Collected material.
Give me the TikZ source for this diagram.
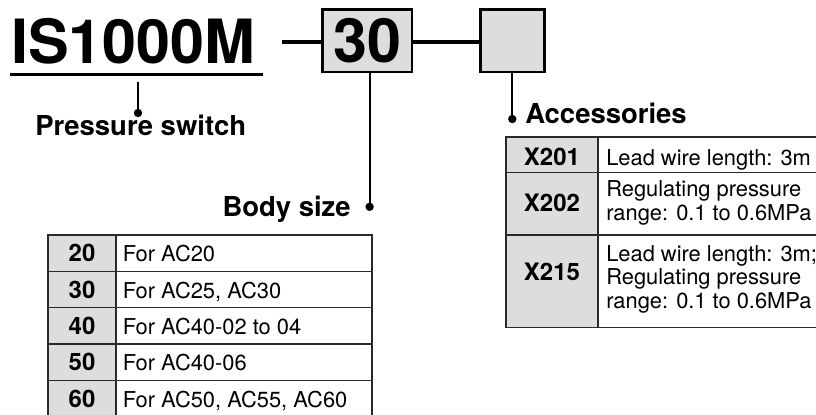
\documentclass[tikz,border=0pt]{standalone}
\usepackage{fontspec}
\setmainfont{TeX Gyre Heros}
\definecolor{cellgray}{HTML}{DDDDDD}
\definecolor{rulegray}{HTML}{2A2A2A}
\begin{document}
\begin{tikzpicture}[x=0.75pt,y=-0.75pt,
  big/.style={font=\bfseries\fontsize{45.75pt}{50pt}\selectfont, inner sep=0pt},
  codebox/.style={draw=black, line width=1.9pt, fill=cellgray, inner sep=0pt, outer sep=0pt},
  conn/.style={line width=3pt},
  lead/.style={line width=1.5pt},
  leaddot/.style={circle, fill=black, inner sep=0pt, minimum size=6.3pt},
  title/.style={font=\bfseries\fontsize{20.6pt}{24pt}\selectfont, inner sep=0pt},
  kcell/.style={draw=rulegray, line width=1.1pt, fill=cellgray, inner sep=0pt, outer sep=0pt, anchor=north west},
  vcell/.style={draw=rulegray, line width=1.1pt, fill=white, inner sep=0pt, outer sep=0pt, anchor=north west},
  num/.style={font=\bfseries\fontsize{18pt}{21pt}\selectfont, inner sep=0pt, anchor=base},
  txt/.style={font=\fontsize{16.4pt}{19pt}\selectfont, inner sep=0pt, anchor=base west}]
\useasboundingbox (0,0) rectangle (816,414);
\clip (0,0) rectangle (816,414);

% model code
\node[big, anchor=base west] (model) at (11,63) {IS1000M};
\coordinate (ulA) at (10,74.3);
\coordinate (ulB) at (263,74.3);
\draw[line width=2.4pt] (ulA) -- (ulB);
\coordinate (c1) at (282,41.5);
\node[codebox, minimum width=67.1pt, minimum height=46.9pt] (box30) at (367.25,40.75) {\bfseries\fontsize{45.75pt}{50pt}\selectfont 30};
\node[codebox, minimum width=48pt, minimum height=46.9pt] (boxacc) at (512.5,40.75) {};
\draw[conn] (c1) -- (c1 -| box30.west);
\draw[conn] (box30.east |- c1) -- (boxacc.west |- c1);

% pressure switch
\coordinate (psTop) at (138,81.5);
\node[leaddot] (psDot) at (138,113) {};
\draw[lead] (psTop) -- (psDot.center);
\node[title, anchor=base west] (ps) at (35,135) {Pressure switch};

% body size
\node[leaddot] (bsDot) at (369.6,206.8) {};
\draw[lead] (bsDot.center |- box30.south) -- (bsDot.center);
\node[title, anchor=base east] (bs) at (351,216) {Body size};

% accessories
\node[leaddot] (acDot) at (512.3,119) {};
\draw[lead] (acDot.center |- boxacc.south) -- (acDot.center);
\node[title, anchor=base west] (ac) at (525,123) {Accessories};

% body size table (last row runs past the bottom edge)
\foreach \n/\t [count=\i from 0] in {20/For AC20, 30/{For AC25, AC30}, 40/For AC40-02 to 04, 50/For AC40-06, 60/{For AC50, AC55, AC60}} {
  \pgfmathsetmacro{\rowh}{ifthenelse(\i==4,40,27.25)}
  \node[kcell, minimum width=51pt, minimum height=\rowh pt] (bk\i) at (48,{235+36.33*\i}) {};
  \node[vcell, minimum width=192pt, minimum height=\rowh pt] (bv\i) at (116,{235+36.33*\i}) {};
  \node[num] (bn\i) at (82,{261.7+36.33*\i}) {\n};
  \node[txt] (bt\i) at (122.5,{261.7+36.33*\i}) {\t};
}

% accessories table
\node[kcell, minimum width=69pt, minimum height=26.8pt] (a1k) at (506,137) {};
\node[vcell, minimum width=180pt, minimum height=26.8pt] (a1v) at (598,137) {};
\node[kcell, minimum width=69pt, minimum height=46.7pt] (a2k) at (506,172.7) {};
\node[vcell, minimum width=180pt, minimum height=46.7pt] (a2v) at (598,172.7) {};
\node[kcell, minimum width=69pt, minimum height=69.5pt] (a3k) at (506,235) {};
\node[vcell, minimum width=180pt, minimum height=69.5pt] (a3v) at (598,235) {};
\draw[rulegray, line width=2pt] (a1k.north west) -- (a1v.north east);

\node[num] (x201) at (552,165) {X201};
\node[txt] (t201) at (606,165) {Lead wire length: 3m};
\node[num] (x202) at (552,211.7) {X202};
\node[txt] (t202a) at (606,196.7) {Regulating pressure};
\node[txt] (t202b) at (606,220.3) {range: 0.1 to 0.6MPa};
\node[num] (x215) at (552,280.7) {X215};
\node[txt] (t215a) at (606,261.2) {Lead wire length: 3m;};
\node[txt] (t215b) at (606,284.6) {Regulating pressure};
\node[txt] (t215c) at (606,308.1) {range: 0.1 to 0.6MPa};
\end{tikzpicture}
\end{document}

The request. Copy the data character for character, but drop all pictures from the copy.

Problem solution.
Give me the TikZ source for this diagram.
\documentclass[tikz,border=0pt]{standalone}
\usepackage{fontspec}
\setmainfont{TeX Gyre Heros}
\definecolor{cellgray}{HTML}{DDDDDD}
\definecolor{rulegray}{HTML}{2A2A2A}
\begin{document}
\begin{tikzpicture}[x=0.75pt,y=-0.75pt,
  big/.style={font=\bfseries\fontsize{45.75pt}{50pt}\selectfont, inner sep=0pt},
  codebox/.style={draw=black, line width=1.9pt, fill=cellgray, inner sep=0pt, outer sep=0pt},
  conn/.style={line width=3pt},
  lead/.style={line width=1.5pt},
  leaddot/.style={circle, fill=black, inner sep=0pt, minimum size=6.3pt},
  title/.style={font=\bfseries\fontsize{20.6pt}{24pt}\selectfont, inner sep=0pt},
  kcell/.style={draw=rulegray, line width=1.1pt, fill=cellgray, inner sep=0pt, outer sep=0pt, anchor=north west},
  vcell/.style={draw=rulegray, line width=1.1pt, fill=white, inner sep=0pt, outer sep=0pt, anchor=north west},
  num/.style={font=\bfseries\fontsize{18pt}{21pt}\selectfont, inner sep=0pt, anchor=base},
  txt/.style={font=\fontsize{16.4pt}{19pt}\selectfont, inner sep=0pt, anchor=base west}]
\useasboundingbox (0,0) rectangle (816,414);
\clip (0,0) rectangle (816,414);

% model code
\node[big, anchor=base west] (model) at (11,63) {IS1000M};
\coordinate (ulA) at (10,74.3);
\coordinate (ulB) at (263,74.3);
\draw[line width=2.4pt] (ulA) -- (ulB);
\coordinate (c1) at (282,41.5);
\node[codebox, minimum width=67.1pt, minimum height=46.9pt] (box30) at (367.25,40.75) {\bfseries\fontsize{45.75pt}{50pt}\selectfont 30};
\node[codebox, minimum width=48pt, minimum height=46.9pt] (boxacc) at (512.5,40.75) {};
\draw[conn] (c1) -- (c1 -| box30.west);
\draw[conn] (box30.east |- c1) -- (boxacc.west |- c1);

% pressure switch
\coordinate (psTop) at (138,81.5);
\node[leaddot] (psDot) at (138,113) {};
\draw[lead] (psTop) -- (psDot.center);
\node[title, anchor=base west] (ps) at (35,135) {Pressure switch};

% body size
\node[leaddot] (bsDot) at (369.6,206.8) {};
\draw[lead] (bsDot.center |- box30.south) -- (bsDot.center);
\node[title, anchor=base east] (bs) at (351,216) {Body size};

% accessories
\node[leaddot] (acDot) at (512.3,119) {};
\draw[lead] (acDot.center |- boxacc.south) -- (acDot.center);
\node[title, anchor=base west] (ac) at (525,123) {Accessories};

% body size table (last row runs past the bottom edge)
\foreach \n/\t [count=\i from 0] in {20/For AC20, 30/{For AC25, AC30}, 40/For AC40-02 to 04, 50/For AC40-06, 60/{For AC50, AC55, AC60}} {
  \pgfmathsetmacro{\rowh}{ifthenelse(\i==4,40,27.25)}
  \node[kcell, minimum width=51pt, minimum height=\rowh pt] (bk\i) at (48,{235+36.33*\i}) {};
  \node[vcell, minimum width=192pt, minimum height=\rowh pt] (bv\i) at (116,{235+36.33*\i}) {};
  \node[num] (bn\i) at (82,{261.7+36.33*\i}) {\n};
  \node[txt] (bt\i) at (122.5,{261.7+36.33*\i}) {\t};
}

% accessories table
\node[kcell, minimum width=69pt, minimum height=26.8pt] (a1k) at (506,137) {};
\node[vcell, minimum width=180pt, minimum height=26.8pt] (a1v) at (598,137) {};
\node[kcell, minimum width=69pt, minimum height=46.7pt] (a2k) at (506,172.7) {};
\node[vcell, minimum width=180pt, minimum height=46.7pt] (a2v) at (598,172.7) {};
\node[kcell, minimum width=69pt, minimum height=69.5pt] (a3k) at (506,235) {};
\node[vcell, minimum width=180pt, minimum height=69.5pt] (a3v) at (598,235) {};
\draw[rulegray, line width=2pt] (a1k.north west) -- (a1v.north east);

\node[num] (x201) at (552,165) {X201};
\node[txt] (t201) at (606,165) {Lead wire length: 3m};
\node[num] (x202) at (552,211.7) {X202};
\node[txt] (t202a) at (606,196.7) {Regulating pressure};
\node[txt] (t202b) at (606,220.3) {range: 0.1 to 0.6MPa};
\node[num] (x215) at (552,280.7) {X215};
\node[txt] (t215a) at (606,261.2) {Lead wire length: 3m;};
\node[txt] (t215b) at (606,284.6) {Regulating pressure};
\node[txt] (t215c) at (606,308.1) {range: 0.1 to 0.6MPa};
\end{tikzpicture}
\end{document}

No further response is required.